Written & Directed by Jamie Linden
Produced by Channing Tatum, Reid Carolin, Marty Bowen & Wyck Godfrey
Released by Anchor Bay Films
USA. 90 min. Rated PG-13
With Lynn Collins, Rosario Dawson, Jenna Dewan-Tatum, Brian Geraghty, Ari Graynor, Oscar Issac, Ron Livingston, Justin Long, Anthony Mackie, Kate Mara, Max Minghella, Eiko Nijo, Aubrey Plaza, Scott Porter, Chris Pratt, Channing Tatum & Aaron Yoo

10 Years is less emotionally fraught than going to your own high school reunion, and may be less dramatic, let alone than in other such movies. However, your fellow alumni are probably not as attractive and appealing as this mostly genial ensemble of rising young Hollywood actors.
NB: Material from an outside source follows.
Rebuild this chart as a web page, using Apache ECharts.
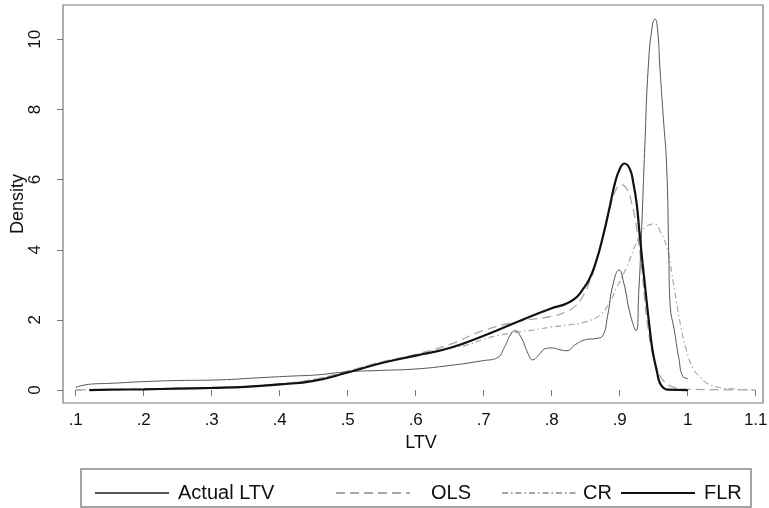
<!DOCTYPE html>
<html><head><meta charset="utf-8">
<script src="https://cdn.jsdelivr.net/npm/echarts@6/dist/echarts.min.js"></script>
<style>html,body{margin:0;padding:0;background:#fff}#c{width:769px;height:508px}</style>
</head><body><div id="c"></div>
<script>
var xTicks = [0.1,0.2,0.3,0.4,0.5,0.6,0.7,0.8,0.9,1.0,1.1];
var xTickLabels = ['.1','.2','.3','.4','.5','.6','.7','.8','.9','1','1.1'];
var yTicks = [0,2,4,6,8,10];
var seriesNames = ['Actual LTV','OLS','CR','FLR'];

var actualX = [0.1,0.123,0.15,0.2,0.25,0.312,0.37,0.42,0.454,0.5,0.55,0.6,0.65,0.7,0.72,0.73,0.74,0.746,0.755,0.765,0.772,0.78,0.792,0.8,0.812,0.822,0.835,0.851,0.865,0.875,0.882,0.89,0.899,0.906,0.915,0.924,0.928,0.932,0.937,0.942,0.948,0.952,0.956,0.959,0.964,0.969,0.972,0.974,0.981,0.987,0.993,1.0];
var actualY = [0.08,0.17,0.19,0.24,0.27,0.29,0.35,0.4,0.43,0.52,0.56,0.6,0.7,0.84,0.92,1.2,1.6,1.69,1.5,1.05,0.86,0.98,1.19,1.2,1.15,1.12,1.3,1.44,1.47,1.55,2.1,3.0,3.42,3.05,2.2,1.69,2.8,4.47,7.0,9.22,10.4,10.58,10.2,9.22,7.8,6.37,4.0,2.47,1.62,0.9,0.38,0.33];

var olsX = [0.1,0.15,0.2,0.25,0.3,0.35,0.4,0.45,0.5,0.55,0.6,0.65,0.7,0.75,0.8,0.82,0.835,0.845,0.855,0.865,0.875,0.885,0.893,0.902,0.91,0.918,0.925,0.932,0.942,0.954,0.965,0.978,1.0,1.05,1.1];
var olsY = [0,0.01,0.03,0.05,0.07,0.1,0.18,0.3,0.54,0.8,1.02,1.3,1.7,1.95,2.1,2.22,2.4,2.65,3.05,3.6,4.4,5.15,5.65,5.85,5.75,5.3,4.6,3.52,1.71,0.66,0.25,0.09,0.02,0.01,0];

var crX = [0.1,0.15,0.2,0.25,0.3,0.35,0.4,0.45,0.5,0.55,0.6,0.65,0.675,0.7,0.724,0.75,0.772,0.8,0.822,0.851,0.871,0.885,0.895,0.91,0.927,0.939,0.951,0.96,0.969,0.976,0.983,0.99,0.998,1.008,1.018,1.03,1.045,1.06,1.08,1.1];
var crY = [0,0.01,0.03,0.05,0.07,0.1,0.18,0.3,0.54,0.8,1.0,1.2,1.28,1.45,1.57,1.65,1.71,1.8,1.85,1.95,2.14,2.5,2.9,3.5,4.3,4.66,4.73,4.5,4.09,3.4,2.57,1.8,1.14,0.6,0.38,0.17,0.08,0.04,0.015,0];

var flrX = [0.12,0.15,0.2,0.25,0.3,0.35,0.4,0.45,0.5,0.55,0.6,0.65,0.7,0.75,0.8,0.82,0.835,0.845,0.855,0.865,0.875,0.885,0.893,0.9,0.907,0.915,0.92,0.925,0.929,0.937,0.945,0.949,0.955,0.959,0.965,0.97,1.0];
var flrY = [0,0.01,0.02,0.04,0.06,0.09,0.16,0.26,0.5,0.77,0.98,1.2,1.55,1.95,2.33,2.45,2.62,2.85,3.15,3.65,4.35,5.2,5.9,6.3,6.46,6.3,5.9,5.3,4.5,3.0,1.6,1.05,0.5,0.2,0.05,0.01,0];

function pairs(xs, ys){ return xs.map(function(x,i){ return [x, ys[i]]; }); }

var chart = echarts.init(document.getElementById('c'), null, {renderer:'canvas'});
var FONT = 'Liberation Sans';
var styles = [
  {color:'#555', width:1, type:'solid'},
  {color:'#a8a8a8', width:1.3, type:[9,5]},
  {color:'#a8a8a8', width:1.2, type:[6,3,1.5,3]},
  {color:'#111', width:2.2, type:'solid'}
];
var dataSets = [pairs(actualX,actualY), pairs(olsX,olsY), pairs(crX,crY), pairs(flrX,flrY)];
var series = seriesNames.map(function(n,i){
  return {
    name:n, type:'line', data:dataSets[i], symbol:'none', showSymbol:false,
    smooth:0.5, z: (i===3?5:(i===0?4:3)),
    lineStyle:{color:styles[i].color, width:styles[i].width, type:styles[i].type},
    itemStyle:{color:styles[i].color}
  };
});
var legendLefts = [89, 330, 496, 615];
var legendPads = [4, 16, 2, 4];
var legends = seriesNames.map(function(n,i){
  return {
    data:[n], left:legendLefts[i], top:478, orient:'horizontal',
    itemWidth:74, itemHeight:18, selectedMode:false,
    itemStyle:{opacity:0},
    textStyle:{fontFamily:FONT, fontSize:20, color:'#111', padding:[0,0,0,legendPads[i]]}
  };
});
chart.setOption({
  animation:false,
  grid:{left:63, top:5, right:6, bottom:105, containLabel:false, outerBoundsMode:'none',
        show:true, borderColor:'#777', borderWidth:1.2, backgroundColor:'#fff'},
  legend: legends,
  graphic:[{type:'rect', shape:{x:81, y:469, width:670, height:38}, style:{fill:'none', stroke:'#888', lineWidth:1.5}, z:-1}],
  xAxis:{
    type:'value', min:0.0813, max:1.1107,
    name:'LTV', nameLocation:'middle', nameGap:25,
    nameTextStyle:{fontFamily:FONT, fontSize:18, color:'#111', padding:[0,0,0,16]},
    splitLine:{show:false}, axisLine:{show:false},
    axisTick:{show:true, length:6, customValues:xTicks, lineStyle:{color:'#777'}},
    axisLabel:{customValues:xTicks, margin:9, fontFamily:FONT, fontSize:17, color:'#111',
      formatter:function(v){ var k = xTicks.findIndex(function(t){return Math.abs(t-v)<1e-6;}); return k>=0? xTickLabels[k] : ''; }}
  },
  yAxis:{
    type:'value', min:-0.37, max:10.98,
    name:'Density', nameLocation:'middle', nameGap:36, nameMoveOverlap:false,
    nameTextStyle:{fontFamily:FONT, fontSize:18, color:'#111'},
    splitLine:{show:false}, axisLine:{show:false},
    axisTick:{show:true, length:6, customValues:yTicks, lineStyle:{color:'#777'}},
    axisLabel:{customValues:yTicks, rotate:90, margin:19, fontFamily:FONT, fontSize:17, color:'#111'}
  },
  series: series
});
</script></body></html>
As the alums head to their reunion (Albuquerque stands in for their hometown), they are all determined to project adult maturity, success, and atonement for past regrets, but all inevitably revert to their teenage behavior. Jake (Channing Tatum) has some guilt that he has to resolve before he can move on from his glory days as the Prom King, and there’s the usual Class Clowns: Cully (Chris Pratt, much like his doofus on Parks and Recreation) wants to apologize to the Asian victims of his pranks, and Garrity (Brian Geraghty) can’t help falling back into his faux black talk with Andre (Anthony Mackie) and showing off surprising break-dancing skills. Two revenging nerds, Marty (Justin Long) and A. J. (Max Minghella), work hard to prove that they are now cool.

Just as in high school, the girls are still more mature. Cully’s wife, Sam (Ari Graynor), wants a grown-up night out from handling him like one of their rambunctious kids, which she inevitably won’t get. The very grounded Mary (Rosario Dawson) wants closure on the prom she had to miss, while Elise (Kate Mara) takes a break from the older men she’s been dating to revisit the place she thought she’d glided through unnoticed.

Their partners—Jake’s Jess (Jenna Dewan-Tatum, Channing’s off-screen spouse) and Mary’s Paul (Ron Livingston)—are very patient and good-natured, and indulgently let them wallow in nostalgic interactions. They also keep graciously accepting frequent and reassuring declarations of devotion, so there’s no tension or much in the way of revelations between the couples, although Garrity’s Olivia (the always amusing Aubrey Plaza) adds a dollop of refreshing outside perspective. Carefully balanced in between is Scotty P (Scott Porter), who has traveled from abroad with a Japanese wife Suki (Eiko Nijo) who needs constant cultural explanations. Ironically, Scotty is the most bland and undefined character, though Porter is an old friend of writer/debut director Jamie Linden and helped develop the script after attending their 10 year high school reunion.

As these nice folks gradually loosen up with the help of an open bar, two intriguing characters emerge with touching performances to raise the film’s game. Anna (Lynn Collins) celebrates her glory days as the Most Popular Girl (with only flashes that she may have also been the Mean Girl), but as the night plays out after the reunion, she reveals more depth and gives the film more heart (and the reunion’s biggest surprise—no, no one comes out).

The class’s Most Charming is Reeves (Oscar Isaac). He fits the reunion into the middle of his rock concert tour, and is bit embarrassed to collect the frequent accolades for his one hit from every fan there. When he finally performs the sweet song (Isaac co-wrote “Never Had” with Great Big Sea’s Alan Doyle), it’s staged in a too obvious tribute to the classic scene in Robert Altman’s Nashville (1975) where several women think they inspired a musician. But throughout 10 Years, Isaac finally gets to be as much a romantic live wire in the movies as I’ve seen him on stage in Romeo and Juliet and Two Gentlemen of Verona at New York’s Shakespeare in the Park, and he will hopefully be a discovery for fans of Tatum. Too bad too much of the rest of the reunion and the film is so familiar.